Thanks for the reminder, LC. I should have mentioned earlier that the current system is a lot more transparent than the one pre-Tide Pride. Before, it was about who you knew, and how close that person was to Coach (or to people who were close to coach -- think degrees of separation from Kevin Bacon) than it was about anything else.This has been going on for decades.. My first Alabama tickets, all through the 60s, 70s, and 80s, came from a friend of the family who was a State Represetative who pulled for Auburn. He received order blanks for both and gave us the Alabama tickets.
I not saying it was right, but it has been part of college football since the beginning...
Believe it or not, it's actually easier for the unconnected fan to get tickets now than it was then.
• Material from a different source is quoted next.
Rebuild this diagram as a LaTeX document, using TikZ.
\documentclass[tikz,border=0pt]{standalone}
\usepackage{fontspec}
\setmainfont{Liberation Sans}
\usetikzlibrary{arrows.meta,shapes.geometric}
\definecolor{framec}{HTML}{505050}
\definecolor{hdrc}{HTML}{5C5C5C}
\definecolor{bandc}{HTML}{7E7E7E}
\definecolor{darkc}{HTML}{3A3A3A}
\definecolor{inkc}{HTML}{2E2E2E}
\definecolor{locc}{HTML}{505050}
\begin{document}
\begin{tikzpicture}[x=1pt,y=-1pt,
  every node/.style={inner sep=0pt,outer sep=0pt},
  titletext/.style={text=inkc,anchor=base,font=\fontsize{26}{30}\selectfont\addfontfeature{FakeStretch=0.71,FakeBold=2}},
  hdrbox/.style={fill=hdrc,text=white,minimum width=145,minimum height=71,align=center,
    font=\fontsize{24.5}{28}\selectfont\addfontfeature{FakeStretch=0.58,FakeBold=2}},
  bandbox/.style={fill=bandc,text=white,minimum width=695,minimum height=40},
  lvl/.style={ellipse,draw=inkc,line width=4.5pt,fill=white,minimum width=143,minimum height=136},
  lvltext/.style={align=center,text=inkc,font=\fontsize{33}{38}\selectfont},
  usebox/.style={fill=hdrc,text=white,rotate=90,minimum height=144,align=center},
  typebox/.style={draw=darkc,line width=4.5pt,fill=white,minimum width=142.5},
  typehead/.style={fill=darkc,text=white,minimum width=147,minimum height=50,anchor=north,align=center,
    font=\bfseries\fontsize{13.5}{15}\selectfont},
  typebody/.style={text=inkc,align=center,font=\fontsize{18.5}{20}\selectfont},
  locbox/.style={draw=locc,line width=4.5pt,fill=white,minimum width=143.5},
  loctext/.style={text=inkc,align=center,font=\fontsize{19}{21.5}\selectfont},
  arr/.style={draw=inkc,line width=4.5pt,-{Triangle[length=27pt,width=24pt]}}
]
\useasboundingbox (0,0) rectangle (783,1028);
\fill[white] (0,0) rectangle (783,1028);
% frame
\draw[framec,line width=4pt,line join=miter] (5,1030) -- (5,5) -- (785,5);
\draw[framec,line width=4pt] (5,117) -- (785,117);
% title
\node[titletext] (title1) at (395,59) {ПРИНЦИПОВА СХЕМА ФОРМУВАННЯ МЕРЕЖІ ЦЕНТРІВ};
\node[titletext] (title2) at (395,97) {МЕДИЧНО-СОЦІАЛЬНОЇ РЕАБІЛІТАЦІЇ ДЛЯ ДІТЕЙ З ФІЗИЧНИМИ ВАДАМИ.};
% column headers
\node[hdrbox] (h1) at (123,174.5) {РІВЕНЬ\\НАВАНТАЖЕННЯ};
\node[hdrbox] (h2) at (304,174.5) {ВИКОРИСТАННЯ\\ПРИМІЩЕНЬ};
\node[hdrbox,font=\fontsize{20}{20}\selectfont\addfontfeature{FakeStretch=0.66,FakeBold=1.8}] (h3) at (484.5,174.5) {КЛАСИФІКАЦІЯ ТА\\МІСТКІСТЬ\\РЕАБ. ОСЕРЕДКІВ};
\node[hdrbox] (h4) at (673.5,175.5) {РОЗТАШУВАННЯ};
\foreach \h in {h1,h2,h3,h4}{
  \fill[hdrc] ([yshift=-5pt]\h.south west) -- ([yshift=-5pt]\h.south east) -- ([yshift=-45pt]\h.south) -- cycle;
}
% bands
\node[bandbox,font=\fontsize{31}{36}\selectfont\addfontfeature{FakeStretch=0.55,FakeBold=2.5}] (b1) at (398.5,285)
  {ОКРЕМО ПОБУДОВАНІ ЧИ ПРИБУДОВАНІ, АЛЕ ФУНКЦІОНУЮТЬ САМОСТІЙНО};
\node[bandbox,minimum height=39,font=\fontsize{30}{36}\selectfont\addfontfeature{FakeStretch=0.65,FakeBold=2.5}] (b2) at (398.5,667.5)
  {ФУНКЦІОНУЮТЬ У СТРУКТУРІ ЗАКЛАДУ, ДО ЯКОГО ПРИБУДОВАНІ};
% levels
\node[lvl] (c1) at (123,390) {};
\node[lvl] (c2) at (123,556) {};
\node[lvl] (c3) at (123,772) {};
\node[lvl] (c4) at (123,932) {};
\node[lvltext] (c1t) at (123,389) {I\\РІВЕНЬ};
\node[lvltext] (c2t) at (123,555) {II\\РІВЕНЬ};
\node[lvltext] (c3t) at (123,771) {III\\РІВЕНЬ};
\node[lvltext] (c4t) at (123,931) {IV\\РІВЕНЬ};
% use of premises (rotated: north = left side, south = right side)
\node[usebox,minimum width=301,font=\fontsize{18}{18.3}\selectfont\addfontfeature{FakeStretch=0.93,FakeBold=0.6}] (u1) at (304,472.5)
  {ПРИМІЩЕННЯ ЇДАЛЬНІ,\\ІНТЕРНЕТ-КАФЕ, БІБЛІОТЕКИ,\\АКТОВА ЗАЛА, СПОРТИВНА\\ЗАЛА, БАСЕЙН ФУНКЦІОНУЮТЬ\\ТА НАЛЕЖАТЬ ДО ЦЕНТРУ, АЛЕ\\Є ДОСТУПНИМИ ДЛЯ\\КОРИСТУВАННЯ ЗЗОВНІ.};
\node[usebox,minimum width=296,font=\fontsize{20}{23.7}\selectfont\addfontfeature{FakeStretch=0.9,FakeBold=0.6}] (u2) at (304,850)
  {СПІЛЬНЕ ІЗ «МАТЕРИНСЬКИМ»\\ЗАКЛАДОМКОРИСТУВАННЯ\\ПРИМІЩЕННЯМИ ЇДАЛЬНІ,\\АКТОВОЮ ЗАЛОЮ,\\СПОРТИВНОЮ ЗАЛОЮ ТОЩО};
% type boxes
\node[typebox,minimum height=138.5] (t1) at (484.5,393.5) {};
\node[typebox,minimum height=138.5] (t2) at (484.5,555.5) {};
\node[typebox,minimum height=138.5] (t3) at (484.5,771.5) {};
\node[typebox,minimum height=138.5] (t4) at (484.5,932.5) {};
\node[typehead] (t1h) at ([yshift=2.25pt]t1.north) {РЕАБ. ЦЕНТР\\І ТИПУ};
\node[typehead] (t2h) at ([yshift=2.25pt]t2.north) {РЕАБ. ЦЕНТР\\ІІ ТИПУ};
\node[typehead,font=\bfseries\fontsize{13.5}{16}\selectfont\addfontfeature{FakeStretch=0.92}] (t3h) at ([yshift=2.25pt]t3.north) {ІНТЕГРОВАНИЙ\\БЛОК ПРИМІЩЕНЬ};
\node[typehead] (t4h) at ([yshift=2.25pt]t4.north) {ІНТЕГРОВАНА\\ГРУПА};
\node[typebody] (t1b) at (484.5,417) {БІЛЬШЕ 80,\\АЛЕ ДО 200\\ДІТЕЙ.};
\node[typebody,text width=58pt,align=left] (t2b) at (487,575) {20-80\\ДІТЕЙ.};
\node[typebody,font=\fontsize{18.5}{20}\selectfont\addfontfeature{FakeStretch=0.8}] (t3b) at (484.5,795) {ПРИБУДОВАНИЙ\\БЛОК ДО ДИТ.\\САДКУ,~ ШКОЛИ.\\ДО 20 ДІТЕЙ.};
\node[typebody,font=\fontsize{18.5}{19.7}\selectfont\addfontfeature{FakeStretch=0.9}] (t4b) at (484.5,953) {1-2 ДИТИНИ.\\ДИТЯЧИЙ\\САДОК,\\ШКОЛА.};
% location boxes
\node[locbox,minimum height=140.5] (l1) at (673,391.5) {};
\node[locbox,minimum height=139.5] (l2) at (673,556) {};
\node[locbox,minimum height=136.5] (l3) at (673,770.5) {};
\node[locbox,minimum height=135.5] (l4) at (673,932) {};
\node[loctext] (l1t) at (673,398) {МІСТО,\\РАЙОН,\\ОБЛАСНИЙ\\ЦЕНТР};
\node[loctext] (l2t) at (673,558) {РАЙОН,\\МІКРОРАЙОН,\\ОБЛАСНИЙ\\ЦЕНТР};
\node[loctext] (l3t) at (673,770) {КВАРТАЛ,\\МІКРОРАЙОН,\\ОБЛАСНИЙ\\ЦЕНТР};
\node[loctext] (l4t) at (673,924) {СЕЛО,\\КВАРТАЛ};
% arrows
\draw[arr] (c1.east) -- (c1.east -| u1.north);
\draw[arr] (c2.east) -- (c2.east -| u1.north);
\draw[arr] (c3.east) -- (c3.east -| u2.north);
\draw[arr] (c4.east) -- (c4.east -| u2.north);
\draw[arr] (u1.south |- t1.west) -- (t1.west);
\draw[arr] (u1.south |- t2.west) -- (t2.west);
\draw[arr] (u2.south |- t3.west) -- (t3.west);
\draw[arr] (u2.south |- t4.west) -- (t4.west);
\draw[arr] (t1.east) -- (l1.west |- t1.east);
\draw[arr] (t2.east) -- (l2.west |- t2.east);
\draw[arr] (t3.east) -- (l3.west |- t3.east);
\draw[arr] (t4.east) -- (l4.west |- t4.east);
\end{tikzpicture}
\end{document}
You just write a check. Yes, it's a big one, and no it's not a lot of fun, and yes it's out of the reach of a lot of people who profess to be bigger fans than others who actually have tickets. But you have a choice....pay the money and get the tickets, or don't write the check and scramble and #*()$& and moan about not having them.
Make no mistake...I'm not saying that Tide Pride is entirely without its politics. No way you have a distribution system for 50,000 - 70,000 tickets when demand is twice that, and not have some. I'm just saying it's a lot less than it was in the 1970s, and it's a lot easier for an unconnected fan to see a game live, whether in person or on TV, than it was then -- when Denny Stadium had a capacity of 63,000, Legion Field was 78,000 -- and we were lucky to have 2-3 games a year on TV.
The fact that the legislature pays now actually represents progress.